___ Data segment ___
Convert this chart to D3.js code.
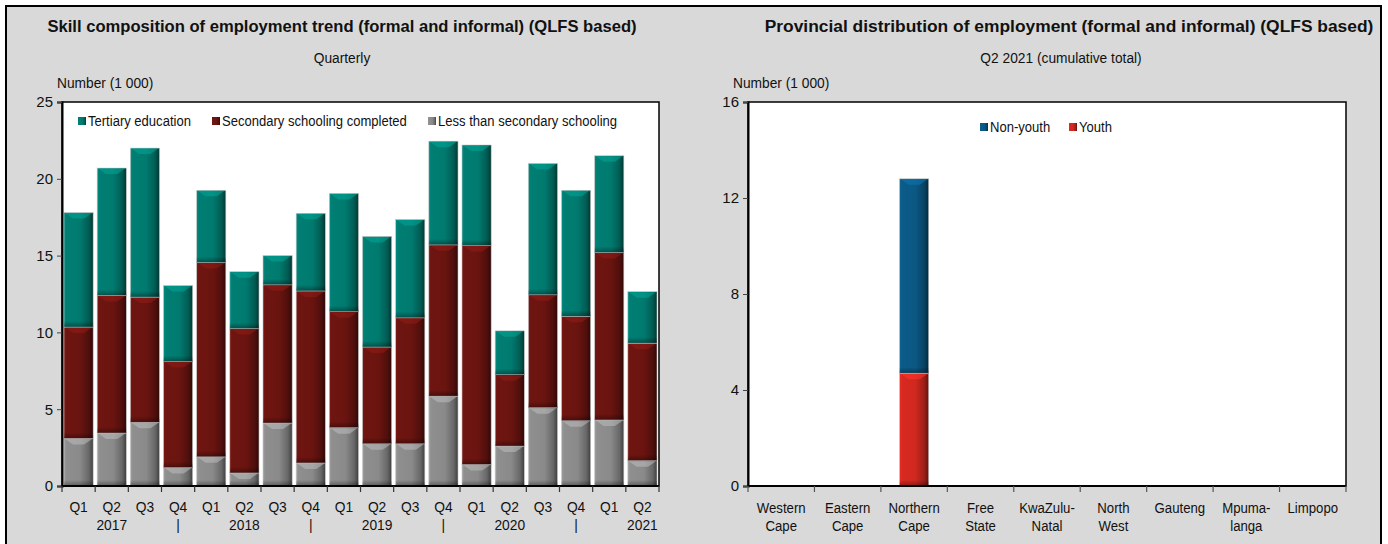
<!DOCTYPE html>
<html><head><meta charset="utf-8">
<script src="https://cdn.jsdelivr.net/npm/d3@7"></script>
<style>
body{margin:0;background:#fff;}
text{font-family:"Liberation Sans Narrow","Arial Narrow","Liberation Sans",sans-serif;fill:#111;}
</style></head>
<body><svg id="c" width="1388" height="544"></svg>
<script>
// ---------- data ----------
const quarters = ["Q1","Q2","Q3","Q4","Q1","Q2","Q3","Q4","Q1","Q2","Q3","Q4","Q1","Q2","Q3","Q4","Q1","Q2"];
const yearLabels = ["","2017","","|","","2018","","|","","2019","","|","","2020","","|","","2021"];
const lessThanSecondary = [3.1,3.45,4.15,1.2,1.9,0.85,4.1,1.5,3.8,2.75,2.75,5.85,1.4,2.6,5.1,4.25,4.3,1.65];
const secondaryCompleted = [7.25,8.95,8.15,6.9,12.65,9.4,9.0,11.2,7.55,6.3,8.2,9.85,14.25,4.65,7.35,6.8,10.9,7.65];
const tertiaryEducation = [7.45,8.3,9.7,4.95,4.7,3.7,1.9,5.05,7.7,7.2,6.4,6.75,6.55,2.85,8.55,8.2,6.3,3.35];
const leftTicks = [0,5,10,15,20,25];

const provinces = [["Western","Cape"],["Eastern","Cape"],["Northern","Cape"],["Free","State"],["KwaZulu-","Natal"],["North","West"],["Gauteng",""],["Mpuma-","langa"],["Limpopo",""]];
const youth = [0,0,4.7,0,0,0,0,0,0];
const nonYouth = [0,0,8.1,0,0,0,0,0,0];
const rightTicks = [0,4,8,12,16];

// ---------- setup ----------
const svg = d3.select("#c");
const defs = svg.append("defs");
svg.append("rect").attr("x",6).attr("y",6).attr("width",1375).attr("height",560)
  .attr("fill","#d9d9d9").attr("stroke","#000").attr("stroke-width",2);

function makeGrad(id, base){
  const c = d3.color(base);
  const g = defs.append("linearGradient").attr("id",id).attr("x1","0").attr("x2","1").attr("y1","0").attr("y2","0");
  g.append("stop").attr("offset","0").attr("stop-color", c.brighter(0.4));
  g.append("stop").attr("offset","0.08").attr("stop-color", c.brighter(0.1));
  g.append("stop").attr("offset","0.55").attr("stop-color", base);
  g.append("stop").attr("offset","0.85").attr("stop-color", c.darker(0.8));
  g.append("stop").attr("offset","1").attr("stop-color", c.darker(2.2));
}
const vshade = defs.append("linearGradient").attr("id","vshade").attr("x1","0").attr("x2","0").attr("y1","0").attr("y2","1");
vshade.append("stop").attr("offset","0").attr("stop-color","#000").attr("stop-opacity",0);
vshade.append("stop").attr("offset","1").attr("stop-color","#000").attr("stop-opacity",0.35);

function label(parent, x, y, str, opts){
  opts = opts || {};
  const sx = opts.sx || 1;
  const t = parent.append("text")
    .attr("transform", `translate(${x},${y}) scale(${sx},1)`)
    .attr("text-anchor", opts.anchor || "start")
    .attr("font-size", opts.size || 14)
    .text(str);
  if (opts.bold) t.attr("font-weight","bold");
  return t;
}

function drawSeg(g, x, w, y0, y1, id, base){
  const h = y1 - y0;
  if (h <= 0.2) return;
  g.append("rect").attr("x",x).attr("y",y0).attr("width",w).attr("height",h)
    .attr("fill",`url(#${id})`).attr("stroke","#c8c8c8").attr("stroke-width",0.6);
  const bh = Math.min(6, h/2);
  g.append("path").attr("d",`M${x+1},${y0+0.5}L${x+w-1},${y0+0.5}L${x+w-9},${y0+bh}L${x+9},${y0+bh}Z`)
    .attr("fill", d3.color(base).brighter(0.9)).attr("opacity",0.55);
  g.append("rect").attr("x",x).attr("y",y1-Math.min(6,h/2)).attr("width",w).attr("height",Math.min(6,h/2))
    .attr("fill","url(#vshade)");
}

// ---------- LEFT CHART ----------
const colTert = "#007a6f", colSec = "#6a1410", colLess = "#8a8a8a";
makeGrad("gTert", colTert); makeGrad("gSec", colSec); makeGrad("gLess", colLess);

const L = {x0:62, x1:659, y0:102, y1:486};
const xL = d3.scaleBand().domain(d3.range(quarters.length)).range([L.x0,L.x1]).paddingInner(0.12).paddingOuter(0.06);
const yL = d3.scaleLinear().domain([0,25]).range([L.y1,L.y0]);
const gl = svg.append("g");
gl.append("rect").attr("x",L.x0).attr("y",L.y0).attr("width",L.x1-L.x0).attr("height",L.y1-L.y0)
  .attr("fill","#fff").attr("stroke","#000").attr("stroke-width",1.5);

const seriesL = [
  {vals:lessThanSecondary, id:"gLess", col:colLess},
  {vals:secondaryCompleted, id:"gSec", col:colSec},
  {vals:tertiaryEducation, id:"gTert", col:colTert}
];
quarters.forEach((q,i)=>{
  let cum = 0;
  seriesL.forEach(s=>{
    const v = s.vals[i];
    drawSeg(gl, xL(i), xL.bandwidth(), yL(cum+v), yL(cum), s.id, s.col);
    cum += v;
  });
});

const yAxL = gl.append("g").attr("transform",`translate(${L.x0},0)`)
  .call(d3.axisLeft(yL).tickValues(leftTicks).tickSize(5).tickPadding(4));
yAxL.select(".domain").attr("stroke","#000").attr("stroke-width",2);
yAxL.selectAll(".tick line").attr("stroke","#444");
yAxL.selectAll(".tick text").attr("font-size",15).style("font-family",'"Liberation Sans",sans-serif').attr("fill","#111");

const bounds = d3.range(quarters.length+1).map(i=> L.x0 + (L.x1-L.x0)*i/quarters.length);
gl.append("line").attr("x1",L.x0).attr("x2",L.x1).attr("y1",L.y1).attr("y2",L.y1).attr("stroke","#000").attr("stroke-width",2);
gl.selectAll(".xt").data(bounds).enter().append("line").attr("x1",d=>d).attr("x2",d=>d)
  .attr("y1",L.y1).attr("y2",L.y1+6).attr("stroke","#333").attr("stroke-width",1.2);
quarters.forEach((q,i)=>{
  const cx = xL(i)+xL.bandwidth()/2;
  label(gl, cx, 512, q, {anchor:"middle", size:15, sx:0.92});
  if (yearLabels[i]) label(gl, cx, 530, yearLabels[i], {anchor:"middle", size:15, sx:0.92});
});

label(svg, 342, 32, "Skill composition of employment trend (formal and informal) (QLFS based)", {anchor:"middle", size:16.6, bold:true});
label(svg, 342, 63, "Quarterly", {anchor:"middle", size:14.5, sx:0.95});
label(svg, 57, 88, "Number (1 000)", {size:14.5, sx:0.95});

const legL = [
  {label:"Tertiary education", id:"gTert", x:78},
  {label:"Secondary schooling completed", id:"gSec", x:212},
  {label:"Less than secondary schooling", id:"gLess", x:428}
];
legL.forEach(d=>{
  svg.append("rect").attr("x",d.x).attr("y",117).attr("width",8).attr("height",8).attr("fill",`url(#${d.id})`);
  label(svg, d.x+10, 126, d.label, {size:15, sx:0.87});
});

// ---------- RIGHT CHART ----------
const colNon = "#0b5883", colYouth = "#d0281f";
makeGrad("gNon", colNon); makeGrad("gYouth", colYouth);
const R = {x0:748, x1:1346, y0:102, y1:486};
const xR = d3.scaleBand().domain(d3.range(provinces.length)).range([R.x0,R.x1]).paddingInner(0.56).paddingOuter(0.28);
const yR = d3.scaleLinear().domain([0,16]).range([R.y1,R.y0]);
const gr = svg.append("g");
gr.append("rect").attr("x",R.x0).attr("y",R.y0).attr("width",R.x1-R.x0).attr("height",R.y1-R.y0)
  .attr("fill","#fff").attr("stroke","#000").attr("stroke-width",1.5);
const seriesR = [
  {vals:youth, id:"gYouth", col:colYouth},
  {vals:nonYouth, id:"gNon", col:colNon}
];
provinces.forEach((p,i)=>{
  let cum = 0;
  seriesR.forEach(s=>{
    const v = s.vals[i];
    drawSeg(gr, xR(i), xR.bandwidth(), yR(cum+v), yR(cum), s.id, s.col);
    cum += v;
  });
});
const yAxR = gr.append("g").attr("transform",`translate(${R.x0},0)`)
  .call(d3.axisLeft(yR).tickValues(rightTicks).tickSize(5).tickPadding(4));
yAxR.select(".domain").attr("stroke","#000").attr("stroke-width",2);
yAxR.selectAll(".tick line").attr("stroke","#444");
yAxR.selectAll(".tick text").attr("font-size",15).style("font-family",'"Liberation Sans",sans-serif').attr("fill","#111");
const boundsR = d3.range(provinces.length+1).map(i=> R.x0 + (R.x1-R.x0)*i/provinces.length);
gr.append("line").attr("x1",R.x0).attr("x2",R.x1).attr("y1",R.y1).attr("y2",R.y1).attr("stroke","#000").attr("stroke-width",2);
gr.selectAll(".xt").data(boundsR).enter().append("line").attr("x1",d=>d).attr("x2",d=>d)
  .attr("y1",R.y1).attr("y2",R.y1+6).attr("stroke","#555").attr("stroke-width",1.2);
provinces.forEach((p,i)=>{
  const cx = xR(i)+xR.bandwidth()/2;
  label(gr, cx, 513, p[0], {anchor:"middle", size:15, sx:0.88});
  if (p[1]) label(gr, cx, 531, p[1], {anchor:"middle", size:15, sx:0.88});
});
label(svg, 1069, 32, "Provincial distribution of employment (formal and informal) (QLFS based)", {anchor:"middle", size:17.4, bold:true});
label(svg, 1061, 63, "Q2  2021 (cumulative total)", {anchor:"middle", size:14.5, sx:0.95});
label(svg, 733, 88, "Number (1 000)", {size:14.5, sx:0.95});
const legR = [
  {label:"Non-youth", id:"gNon", x:980},
  {label:"Youth", id:"gYouth", x:1069}
];
legR.forEach(d=>{
  svg.append("rect").attr("x",d.x).attr("y",123).attr("width",8).attr("height",8).attr("fill",`url(#${d.id})`);
  label(svg, d.x+10, 132, d.label, {size:15, sx:0.87});
});
</script></body></html>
___
* **What needs to be done**:
Write out each line of the listing above, exactly, from its first line to the line holding "const leftTicks = [0,5,10,15,20,25];", inclusive. Skip the pictures.

* **Output for this exercise**:
Convert this chart to D3.js code.
<!DOCTYPE html>
<html><head><meta charset="utf-8">
<script src="https://cdn.jsdelivr.net/npm/d3@7"></script>
<style>
body{margin:0;background:#fff;}
text{font-family:"Liberation Sans Narrow","Arial Narrow","Liberation Sans",sans-serif;fill:#111;}
</style></head>
<body><svg id="c" width="1388" height="544"></svg>
<script>
// ---------- data ----------
const quarters = ["Q1","Q2","Q3","Q4","Q1","Q2","Q3","Q4","Q1","Q2","Q3","Q4","Q1","Q2","Q3","Q4","Q1","Q2"];
const yearLabels = ["","2017","","|","","2018","","|","","2019","","|","","2020","","|","","2021"];
const lessThanSecondary = [3.1,3.45,4.15,1.2,1.9,0.85,4.1,1.5,3.8,2.75,2.75,5.85,1.4,2.6,5.1,4.25,4.3,1.65];
const secondaryCompleted = [7.25,8.95,8.15,6.9,12.65,9.4,9.0,11.2,7.55,6.3,8.2,9.85,14.25,4.65,7.35,6.8,10.9,7.65];
const tertiaryEducation = [7.45,8.3,9.7,4.95,4.7,3.7,1.9,5.05,7.7,7.2,6.4,6.75,6.55,2.85,8.55,8.2,6.3,3.35];
const leftTicks = [0,5,10,15,20,25];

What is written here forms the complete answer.